Значительными спектаклями «Современника» мне представляются «Старшая сестра» и «Назначение». Старшая сестра в исполнении Толмачевой — серенькая, как это сперва кажется, давно забывшая о себе думать девушка, озабоченная воспитанием младшей сестры, ее устройством в театральную школу, материальными тяготами, — подобно Золушке, преображается вдруг в красивую и талантливую молодую женщину. И я не только верю в реальность этого преображения, но и проникаюсь убеждением, что поверхностность и себялюбие несовместимы с талантом, что основой истинного искусства служат самоотверженность, самозабвенность. Точно так же и в «Назначении» — деликатный и мягкий ефремовский Лямин, обыкновенный, как он говорит о себе, рядовой студент в прошлом, рядовой инженер в настоящем, когда он приходит к мысли, что от того, кто будет руководить учреждением, он или Муровеев, зависят судьбы людей, и не только его подчиненных, но и многих других, потому что разумное, научное планирование находится в прямой связи с материальным уровнем жизни, — этот как будто бы нерешительный человек обретает решительность, волю, и мы видим в нем того самого интеллигента, который, как еще Чехов писал, «честно мыслит, чувствует и умеет работать»...

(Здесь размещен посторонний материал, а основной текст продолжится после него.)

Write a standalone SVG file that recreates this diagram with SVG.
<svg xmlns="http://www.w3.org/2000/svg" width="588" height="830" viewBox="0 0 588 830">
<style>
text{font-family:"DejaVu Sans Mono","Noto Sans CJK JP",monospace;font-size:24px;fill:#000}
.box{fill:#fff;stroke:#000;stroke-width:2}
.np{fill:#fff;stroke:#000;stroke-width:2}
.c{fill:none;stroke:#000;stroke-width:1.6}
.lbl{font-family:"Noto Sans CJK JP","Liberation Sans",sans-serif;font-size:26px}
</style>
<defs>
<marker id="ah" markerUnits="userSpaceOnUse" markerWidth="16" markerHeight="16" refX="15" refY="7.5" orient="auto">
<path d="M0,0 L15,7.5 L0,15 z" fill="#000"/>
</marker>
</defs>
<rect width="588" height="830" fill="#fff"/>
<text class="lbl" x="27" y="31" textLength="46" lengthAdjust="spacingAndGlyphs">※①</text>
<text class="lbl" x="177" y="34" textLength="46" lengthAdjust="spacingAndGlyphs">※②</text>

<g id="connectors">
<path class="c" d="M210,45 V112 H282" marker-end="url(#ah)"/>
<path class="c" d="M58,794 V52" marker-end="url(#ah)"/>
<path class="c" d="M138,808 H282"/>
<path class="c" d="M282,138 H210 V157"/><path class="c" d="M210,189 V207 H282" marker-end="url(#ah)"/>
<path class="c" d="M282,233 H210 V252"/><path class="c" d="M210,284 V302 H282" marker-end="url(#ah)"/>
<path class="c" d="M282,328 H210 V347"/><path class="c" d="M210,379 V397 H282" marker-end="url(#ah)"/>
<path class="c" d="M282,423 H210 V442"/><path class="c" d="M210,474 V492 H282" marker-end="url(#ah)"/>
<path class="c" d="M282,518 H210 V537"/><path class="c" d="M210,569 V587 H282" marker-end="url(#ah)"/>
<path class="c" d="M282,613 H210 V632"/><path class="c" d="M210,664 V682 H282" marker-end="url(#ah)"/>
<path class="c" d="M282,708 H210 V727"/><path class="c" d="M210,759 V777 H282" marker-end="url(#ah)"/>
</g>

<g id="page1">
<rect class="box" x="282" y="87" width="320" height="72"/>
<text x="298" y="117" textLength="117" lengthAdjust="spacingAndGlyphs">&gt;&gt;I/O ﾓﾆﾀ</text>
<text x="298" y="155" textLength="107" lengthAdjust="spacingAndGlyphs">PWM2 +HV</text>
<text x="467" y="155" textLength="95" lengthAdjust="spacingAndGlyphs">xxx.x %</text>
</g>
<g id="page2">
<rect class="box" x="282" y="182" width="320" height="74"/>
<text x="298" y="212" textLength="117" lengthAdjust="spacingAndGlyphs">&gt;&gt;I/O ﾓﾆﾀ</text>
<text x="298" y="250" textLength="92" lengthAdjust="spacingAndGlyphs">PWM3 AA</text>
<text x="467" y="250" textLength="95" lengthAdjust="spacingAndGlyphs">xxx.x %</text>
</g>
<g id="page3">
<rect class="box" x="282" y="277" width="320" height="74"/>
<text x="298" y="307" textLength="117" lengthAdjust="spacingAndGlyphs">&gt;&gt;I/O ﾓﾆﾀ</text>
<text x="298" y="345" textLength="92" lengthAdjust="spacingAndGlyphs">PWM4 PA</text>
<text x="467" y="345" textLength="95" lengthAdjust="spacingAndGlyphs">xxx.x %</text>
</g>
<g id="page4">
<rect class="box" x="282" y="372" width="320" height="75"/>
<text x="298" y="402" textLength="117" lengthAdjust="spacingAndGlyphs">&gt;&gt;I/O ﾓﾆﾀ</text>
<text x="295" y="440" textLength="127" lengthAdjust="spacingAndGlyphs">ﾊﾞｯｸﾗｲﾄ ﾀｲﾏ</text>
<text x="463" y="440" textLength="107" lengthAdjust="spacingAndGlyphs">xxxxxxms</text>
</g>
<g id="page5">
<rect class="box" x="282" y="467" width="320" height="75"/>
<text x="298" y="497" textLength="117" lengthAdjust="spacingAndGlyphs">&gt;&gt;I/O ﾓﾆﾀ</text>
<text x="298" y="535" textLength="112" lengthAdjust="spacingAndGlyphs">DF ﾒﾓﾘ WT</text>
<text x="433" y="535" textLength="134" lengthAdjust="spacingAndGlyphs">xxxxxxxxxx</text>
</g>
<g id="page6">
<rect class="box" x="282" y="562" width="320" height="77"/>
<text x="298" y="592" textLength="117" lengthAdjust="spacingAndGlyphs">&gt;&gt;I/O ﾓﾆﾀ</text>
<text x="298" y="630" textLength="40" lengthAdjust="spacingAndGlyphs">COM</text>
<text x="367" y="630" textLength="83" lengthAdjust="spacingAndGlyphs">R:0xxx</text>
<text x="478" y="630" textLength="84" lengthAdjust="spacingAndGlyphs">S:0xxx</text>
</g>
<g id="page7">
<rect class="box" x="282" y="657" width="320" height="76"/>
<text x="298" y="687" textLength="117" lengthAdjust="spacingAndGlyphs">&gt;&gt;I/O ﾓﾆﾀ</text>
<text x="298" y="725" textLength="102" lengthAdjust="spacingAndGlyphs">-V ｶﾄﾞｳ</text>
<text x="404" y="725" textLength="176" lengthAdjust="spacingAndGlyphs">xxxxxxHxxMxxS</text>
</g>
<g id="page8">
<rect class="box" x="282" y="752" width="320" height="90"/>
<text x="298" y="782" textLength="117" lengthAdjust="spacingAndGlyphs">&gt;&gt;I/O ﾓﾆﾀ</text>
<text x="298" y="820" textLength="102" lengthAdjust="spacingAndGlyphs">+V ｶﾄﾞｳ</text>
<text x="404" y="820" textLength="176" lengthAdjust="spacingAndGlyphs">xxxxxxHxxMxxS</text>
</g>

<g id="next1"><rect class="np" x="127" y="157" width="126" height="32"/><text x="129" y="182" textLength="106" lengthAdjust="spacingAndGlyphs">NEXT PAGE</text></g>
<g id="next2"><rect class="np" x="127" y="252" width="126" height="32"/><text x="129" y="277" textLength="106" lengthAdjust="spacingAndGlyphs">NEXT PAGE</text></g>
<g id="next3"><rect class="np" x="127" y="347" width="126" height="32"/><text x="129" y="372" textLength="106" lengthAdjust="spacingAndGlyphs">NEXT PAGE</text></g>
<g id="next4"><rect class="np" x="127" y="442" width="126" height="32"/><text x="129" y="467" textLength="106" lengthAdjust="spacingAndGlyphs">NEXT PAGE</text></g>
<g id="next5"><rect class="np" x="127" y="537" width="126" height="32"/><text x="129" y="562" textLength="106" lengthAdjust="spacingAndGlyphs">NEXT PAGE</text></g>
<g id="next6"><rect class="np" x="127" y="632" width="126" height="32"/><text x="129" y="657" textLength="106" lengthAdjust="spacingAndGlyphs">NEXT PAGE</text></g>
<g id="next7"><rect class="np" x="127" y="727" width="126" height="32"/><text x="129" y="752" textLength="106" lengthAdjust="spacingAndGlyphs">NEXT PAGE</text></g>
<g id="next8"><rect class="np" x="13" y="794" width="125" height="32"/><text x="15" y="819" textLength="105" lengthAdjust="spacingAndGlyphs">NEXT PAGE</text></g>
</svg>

Мне приходилось слышать, будто «Современник» утратил прежнюю остроту, и я догадывался, что у людей, утверждающих это, вся сложность отношений человека к искусству сведена к восклицанию: «Вот дают!» Говорили еще, что «Современник» старомоден, иначе сказать, остается верен традиции, признающей за артистом первенствующее место на сцене.
Но вот театр показал инсценированную Розовым «Обыкновенную историю» И. А. Гончарова в постановке Галины Волчек, и снова заявил себя все тем же «Современником», остро чувствующим сегодняшний день и свою преемственную связь с историей русской культуры.

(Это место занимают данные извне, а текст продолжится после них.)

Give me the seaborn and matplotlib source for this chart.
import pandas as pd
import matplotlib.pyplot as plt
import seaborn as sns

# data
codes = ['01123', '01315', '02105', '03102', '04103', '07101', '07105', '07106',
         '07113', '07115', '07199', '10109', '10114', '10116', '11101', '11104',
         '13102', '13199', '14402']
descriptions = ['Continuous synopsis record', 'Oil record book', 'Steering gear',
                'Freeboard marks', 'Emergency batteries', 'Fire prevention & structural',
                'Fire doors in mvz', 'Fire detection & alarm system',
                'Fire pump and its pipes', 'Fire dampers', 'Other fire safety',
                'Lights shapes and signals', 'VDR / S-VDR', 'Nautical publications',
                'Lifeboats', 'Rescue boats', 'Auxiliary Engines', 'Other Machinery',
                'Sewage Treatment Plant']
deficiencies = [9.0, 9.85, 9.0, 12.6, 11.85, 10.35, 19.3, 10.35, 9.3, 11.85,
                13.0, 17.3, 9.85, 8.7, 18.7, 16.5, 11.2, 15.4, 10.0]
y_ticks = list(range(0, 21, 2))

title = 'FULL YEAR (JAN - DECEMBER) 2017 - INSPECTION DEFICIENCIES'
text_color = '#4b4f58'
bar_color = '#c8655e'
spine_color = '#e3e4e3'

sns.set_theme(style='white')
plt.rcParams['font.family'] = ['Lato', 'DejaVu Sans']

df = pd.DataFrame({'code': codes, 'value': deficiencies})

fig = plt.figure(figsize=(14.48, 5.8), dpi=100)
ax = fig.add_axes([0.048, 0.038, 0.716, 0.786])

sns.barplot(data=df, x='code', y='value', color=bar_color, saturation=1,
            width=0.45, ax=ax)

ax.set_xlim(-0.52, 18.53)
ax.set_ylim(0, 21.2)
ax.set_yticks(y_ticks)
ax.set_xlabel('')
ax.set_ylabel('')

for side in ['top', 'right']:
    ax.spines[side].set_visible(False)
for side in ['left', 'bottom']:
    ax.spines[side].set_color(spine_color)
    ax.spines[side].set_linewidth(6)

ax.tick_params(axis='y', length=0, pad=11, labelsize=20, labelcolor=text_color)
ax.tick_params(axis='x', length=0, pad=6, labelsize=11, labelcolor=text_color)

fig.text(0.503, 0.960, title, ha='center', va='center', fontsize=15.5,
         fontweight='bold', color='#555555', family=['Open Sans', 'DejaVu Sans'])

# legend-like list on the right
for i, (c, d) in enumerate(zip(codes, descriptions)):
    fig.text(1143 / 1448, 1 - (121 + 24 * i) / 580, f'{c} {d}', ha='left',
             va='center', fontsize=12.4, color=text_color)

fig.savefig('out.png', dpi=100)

Пока спектакль не начинался, я разглядывал наивно написанный задник с фамильными портретами в овальных рамах на бревенчатой стене и открытым окном, в котором видна молодица в сарафане, ведущая в поводу лошадей. В провинциальной наивности, с какой все это было исполнено, мне вообразился доморощенный дворовый художник помещиков Адуевых, а молодица с двумя лошадьми напомнила известную картину Венецианова.
Петербургские сцены разыгрывались на высокой, устроенной покоем площадке со ступенями в ее концах, напоминающей гранитную набережную, и на установленной между стенами этого сооружения вращающейся конструкции с архитектурными мотивами в стиле николаевского ампира. Это выглядело чрезвычайно современно и нисколько не походило на стилизацию, скорее, было воспоминанием о прошлом, как и чуть архаичная на слух гончаровская речь, взволновавшая, однако, своим содержанием.

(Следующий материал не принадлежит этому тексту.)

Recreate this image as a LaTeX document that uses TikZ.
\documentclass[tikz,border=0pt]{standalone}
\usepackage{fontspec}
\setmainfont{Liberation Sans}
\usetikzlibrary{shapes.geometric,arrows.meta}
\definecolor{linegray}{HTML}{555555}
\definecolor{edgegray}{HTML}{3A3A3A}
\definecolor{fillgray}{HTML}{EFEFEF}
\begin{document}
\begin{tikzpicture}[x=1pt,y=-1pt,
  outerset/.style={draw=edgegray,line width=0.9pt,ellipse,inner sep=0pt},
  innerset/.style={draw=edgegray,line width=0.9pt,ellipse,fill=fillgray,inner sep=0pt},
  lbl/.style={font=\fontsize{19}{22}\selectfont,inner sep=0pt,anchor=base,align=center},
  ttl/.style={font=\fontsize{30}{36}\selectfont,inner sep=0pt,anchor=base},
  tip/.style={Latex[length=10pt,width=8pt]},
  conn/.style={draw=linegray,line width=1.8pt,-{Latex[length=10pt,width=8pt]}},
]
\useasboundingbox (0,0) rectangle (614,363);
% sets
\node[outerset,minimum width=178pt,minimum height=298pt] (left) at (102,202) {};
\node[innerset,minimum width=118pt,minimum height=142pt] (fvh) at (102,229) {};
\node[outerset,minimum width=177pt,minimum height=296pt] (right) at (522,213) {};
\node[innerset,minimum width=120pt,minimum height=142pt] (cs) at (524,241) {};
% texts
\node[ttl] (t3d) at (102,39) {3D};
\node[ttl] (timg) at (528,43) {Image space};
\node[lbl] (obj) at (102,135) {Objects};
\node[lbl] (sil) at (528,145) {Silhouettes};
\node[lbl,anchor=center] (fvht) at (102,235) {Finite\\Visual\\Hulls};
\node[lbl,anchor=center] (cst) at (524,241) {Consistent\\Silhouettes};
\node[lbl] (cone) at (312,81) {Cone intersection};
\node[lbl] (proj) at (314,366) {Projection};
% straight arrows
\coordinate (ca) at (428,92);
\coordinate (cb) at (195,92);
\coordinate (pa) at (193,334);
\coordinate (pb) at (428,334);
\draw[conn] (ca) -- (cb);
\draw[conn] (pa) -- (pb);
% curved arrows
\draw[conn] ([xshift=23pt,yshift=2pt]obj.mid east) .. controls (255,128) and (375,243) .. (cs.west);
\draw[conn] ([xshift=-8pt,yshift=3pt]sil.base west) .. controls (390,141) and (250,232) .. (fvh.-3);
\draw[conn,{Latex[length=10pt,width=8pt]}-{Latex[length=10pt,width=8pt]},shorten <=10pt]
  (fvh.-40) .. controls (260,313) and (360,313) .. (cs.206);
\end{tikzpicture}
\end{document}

В последнем, я думаю, вся суть.
Оформление «Обыкновенной истории» и особенно режиссура спектакля, отвечающая требованиям сегодняшней эстетики, использующие возможности современного режиссерского театра, — всего лишь средства к тому, чтобы актеры с наибольшей правдой воспроизвели человеческие характеры.
На мой взгляд, талантливо придуманный режиссером ритмический фон, состоящий из машинизированных движений чиновников и как бы символизирующий петербургскую бюрократию, хорош только в той мере, в какой он помогает понять характеры и судьбы молодого Александра Адуева, его дяди Петра Ивановича и жены последнего Елизаветы Александровны.
И пускай это считается старомодным, однако главное в спектакле — реалистическое искусство Табакова, Козакова и Толмачевой, исполняющих соответственно названные роли, великое искусство актера, заставляющее нас в течение нескольких часов жить одной жизнью с некими вымышленными людьми и одновременно размышлять о себе и своем времени.
Верность театра избранным им для себя принципам побуждает вспомнить, что искусство, подобно дереву, живет своими связями с питающей его корни почвой.
В трилогии «Декабристы», «Народовольцы», «Большевики» театр, мне думается, взял на себя труд историка и публициста, не заказанный, впрочем, искусству, исследовал сто лет русской общественной жизни в самых значительных ее узлах. К решению этой своей задачи он привлек драматургов Л. Зорина, А. Свободина и М. Шатрова, направив их усилия по единому, в театре создававшемуся плану.